Motivation
I picked up chess as a hobby during lockdown and I’ve since developed into a comfortably amateur (crap) player. I’m curious to learn about the technology that allows for containerised apps to “pop into existence” when two clients are paired for a game, or an analysis engine is required temporarily as I assume happens on certain chess sites. This is a common infrastructure pattern called “Ephemeral computing”, where containers and their compute resources are created on demand to perform a task and then destroyed. I’ll be using Kubernetes to orchestrate and Docker to containerise.

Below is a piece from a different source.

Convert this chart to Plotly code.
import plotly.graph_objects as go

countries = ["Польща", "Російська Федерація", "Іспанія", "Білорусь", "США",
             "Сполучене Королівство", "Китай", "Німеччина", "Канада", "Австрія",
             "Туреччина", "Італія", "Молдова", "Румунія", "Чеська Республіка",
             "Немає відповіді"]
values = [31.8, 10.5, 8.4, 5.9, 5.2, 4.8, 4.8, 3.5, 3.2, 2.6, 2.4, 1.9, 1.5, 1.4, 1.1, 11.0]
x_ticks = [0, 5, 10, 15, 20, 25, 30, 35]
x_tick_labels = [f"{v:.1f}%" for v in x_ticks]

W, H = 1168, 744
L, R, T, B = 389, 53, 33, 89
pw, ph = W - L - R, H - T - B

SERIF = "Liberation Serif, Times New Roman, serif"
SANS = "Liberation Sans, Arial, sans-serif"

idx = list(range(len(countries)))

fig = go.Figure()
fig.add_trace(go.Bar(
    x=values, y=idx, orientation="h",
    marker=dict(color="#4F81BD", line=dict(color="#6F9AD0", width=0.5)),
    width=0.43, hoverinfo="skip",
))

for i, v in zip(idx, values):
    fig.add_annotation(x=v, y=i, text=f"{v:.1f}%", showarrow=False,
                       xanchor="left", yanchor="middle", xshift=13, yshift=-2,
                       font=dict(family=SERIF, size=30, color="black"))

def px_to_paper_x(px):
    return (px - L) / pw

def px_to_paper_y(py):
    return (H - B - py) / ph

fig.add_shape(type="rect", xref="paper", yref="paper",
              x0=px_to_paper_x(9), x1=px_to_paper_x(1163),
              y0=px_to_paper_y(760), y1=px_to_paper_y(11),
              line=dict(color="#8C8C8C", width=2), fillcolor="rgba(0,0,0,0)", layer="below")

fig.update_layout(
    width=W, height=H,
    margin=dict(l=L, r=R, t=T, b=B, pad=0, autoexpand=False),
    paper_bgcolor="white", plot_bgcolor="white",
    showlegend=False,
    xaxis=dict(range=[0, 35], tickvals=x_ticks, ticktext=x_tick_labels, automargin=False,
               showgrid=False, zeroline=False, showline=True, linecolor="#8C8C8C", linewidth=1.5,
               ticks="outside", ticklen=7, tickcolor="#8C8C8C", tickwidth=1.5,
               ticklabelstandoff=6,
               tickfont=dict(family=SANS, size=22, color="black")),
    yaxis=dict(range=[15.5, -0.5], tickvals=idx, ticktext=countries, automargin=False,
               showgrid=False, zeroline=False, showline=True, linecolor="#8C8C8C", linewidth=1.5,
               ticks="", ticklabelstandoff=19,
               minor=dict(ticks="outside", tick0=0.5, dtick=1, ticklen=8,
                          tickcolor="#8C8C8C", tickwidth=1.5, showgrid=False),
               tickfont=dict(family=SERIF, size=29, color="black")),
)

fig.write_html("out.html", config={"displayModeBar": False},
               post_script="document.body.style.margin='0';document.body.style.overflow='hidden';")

My goal with this series is to deploy an ephemeral compute engine where I can play against stockfish through a web ui, hosted on my Raspberry Pi. I could more easily do this via Docker but my idea is to get some experience with container orchestration - I admit that I’m overengineering this!
My longer term aim is to develop a chess engine myself and securely deploy it over the internet as a piece of portfolio work for ML which would directly require ephemeral computing; if I were to do that now that would be a bit like learning how to drive whilst learning how to build the car I’d be driving in.
So a success here will look like:
- A very simple front end that renders the initial login window and then renders the board after authentication
- I’m setting up auth so that I can deploy this over the internet without being immediately DOSd
- A backend that handles the authentication and then calls K8s for the assignment of a pod/job (not decided which is more appropriate)
- A database to preserve game state
- All of these containerised with Docker
Over these coming posts I’ll explore and document the challenges I face and how I overcome them.